What to produce
Extract every line below that contains the word "this".

Information given
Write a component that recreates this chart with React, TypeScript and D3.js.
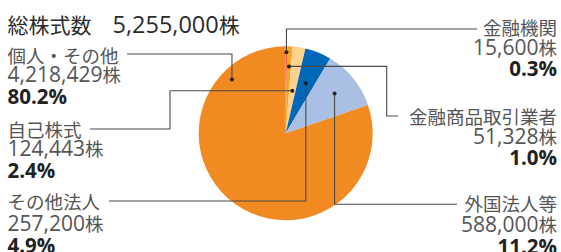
import React from 'react';
import * as d3 from 'd3';

const titleLabel = '総株式数';
const totalShares = 5255000;
const categories = ['金融機関', '金融商品取引業者', '自己株式', 'その他法人', '外国法人等', '個人・その他'];
const shares = [15600, 51328, 124443, 257200, 588000, 4218429];
const percentLabels = ['0.3%', '1.0%', '2.4%', '4.9%', '11.2%', '80.2%'];
const colors = ['#ee5b5b', '#f6a625', '#fdd18e', '#0068b7', '#aabfe4', '#f28a22'];

const W = 561;
const H = 252;
const CX = 285.7;
const CY = 133.3;
const R = 87;

type Leader = {
  kind: 'vh' | 'hvh';
  dotR: number;
  dotAngle?: number;
  y1: number;
  xMid?: number;
  xEnd: number;
  anchor: 'start' | 'end';
  tx: number;
  ty: number[];
};

const layout: Leader[] = [
  { kind: 'vh', dotR: 81, y1: 29, xEnd: 477, anchor: 'end', tx: 557, ty: [35, 55, 76] },
  { kind: 'hvh', dotR: 67, xMid: 386.7, y1: 116, xEnd: 398, anchor: 'end', tx: 557, ty: [124, 143.5, 165] },
  { kind: 'hvh', dotR: 43, xMid: 170, y1: 129, xEnd: 90, anchor: 'start', tx: 7.5, ty: [137, 156, 178] },
  { kind: 'vh', dotR: 54, y1: 201, xEnd: 109, anchor: 'start', tx: 7.5, ty: [209, 231, 252.5] },
  { kind: 'vh', dotR: 63, y1: 204.3, xEnd: 457, anchor: 'end', tx: 557, ty: [211, 232, 253.5] },
  { kind: 'vh', dotR: 76, dotAngle: (7 * Math.PI) / 4, y1: 54, xEnd: 127, anchor: 'start', tx: 7.5, ty: [63, 82, 104] },
];

const LATIN = '"Open Sans", "Noto Sans CJK JP", sans-serif';
const CJK = '"Noto Sans CJK JP", sans-serif';

export default function App() {
  const pie = d3.pie<number>().sort(null).value((d) => d);
  const arcs = pie(shares);
  const arc = d3.arc<d3.PieArcDatum<number>>().innerRadius(0).outerRadius(R);
  const fmt = d3.format(',');

  return (
    <svg width={W} height={H} style={{ position: 'absolute', left: 0, top: 0, background: '#fff' }}>
      <text x={7.5} y={33} fill="#2b2b2b" style={{ fontFamily: CJK, fontSize: 21 }}>
        <tspan>{titleLabel + '　'}</tspan>
        <tspan style={{ fontFamily: LATIN, fontSize: 23.5 }}>{fmt(totalShares)}</tspan>
        <tspan>株</tspan>
      </text>
      <g transform={`translate(${CX},${CY})`}>
        {arcs.map((a, i) => (
          <path key={i} d={arc(a) || ''} fill={colors[i]} />
        ))}
      </g>
      {arcs.map((a, i) => {
        const L = layout[i];
        const ang = L.dotAngle ?? (a.startAngle + a.endAngle) / 2;
        const dx = CX + L.dotR * Math.sin(ang);
        const dy = CY - L.dotR * Math.cos(ang);
        let pts: [number, number][];
        if (L.kind === 'vh') {
          pts = [[dx, dy], [dx, L.y1], [L.xEnd, L.y1]];
        } else {
          pts = [[dx, dy], [L.xMid!, dy], [L.xMid!, L.y1], [L.xEnd, L.y1]];
        }
        const line = d3.line()(pts) || '';
        return (
          <g key={i}>
            <path d={line} fill="none" stroke="#4a4a4a" strokeWidth={1.1} />
            <circle cx={dx} cy={dy} r={2} fill="#222" />
            <text x={L.tx} y={L.ty[0]} textAnchor={L.anchor} fill="#555" style={{ fontFamily: CJK, fontSize: 18.5 }}>
              {categories[i]}
            </text>
            <text x={L.tx} y={L.ty[1]} textAnchor={L.anchor} fill="#555" style={{ fontFamily: CJK, fontSize: 18.5 }}>
              <tspan style={{ fontFamily: LATIN, fontSize: 21 }}>{fmt(shares[i])}</tspan>
              <tspan>株</tspan>
            </text>
            <text x={L.tx} y={L.ty[2]} textAnchor={L.anchor} fill="#222" style={{ fontFamily: LATIN, fontSize: 20.5, fontWeight: 700 }}>
              {percentLabels[i]}
            </text>
          </g>
        );
      })}
    </svg>
  );
}
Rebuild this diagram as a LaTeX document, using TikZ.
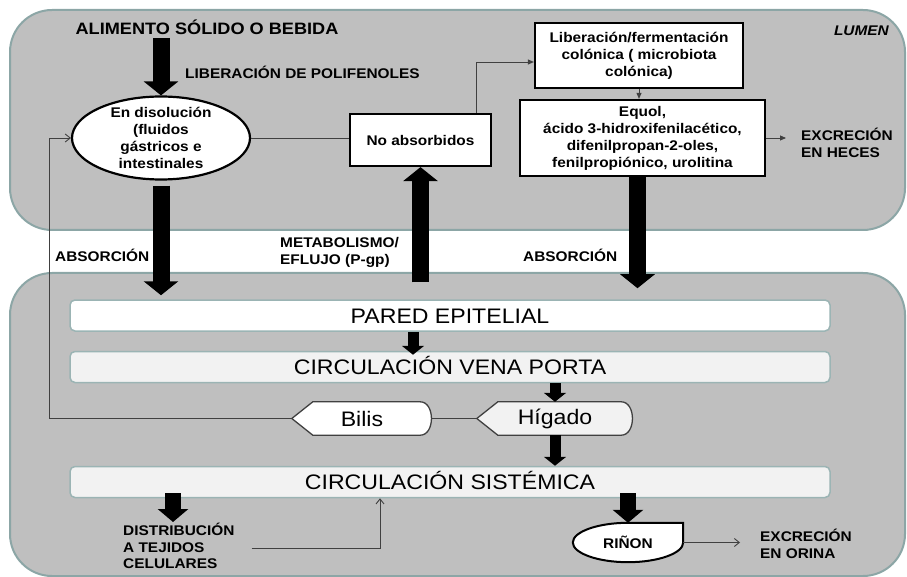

Output of the exercise
Write a component that recreates this chart with React, TypeScript and D3.js.
Rebuild this diagram as a LaTeX document, using TikZ.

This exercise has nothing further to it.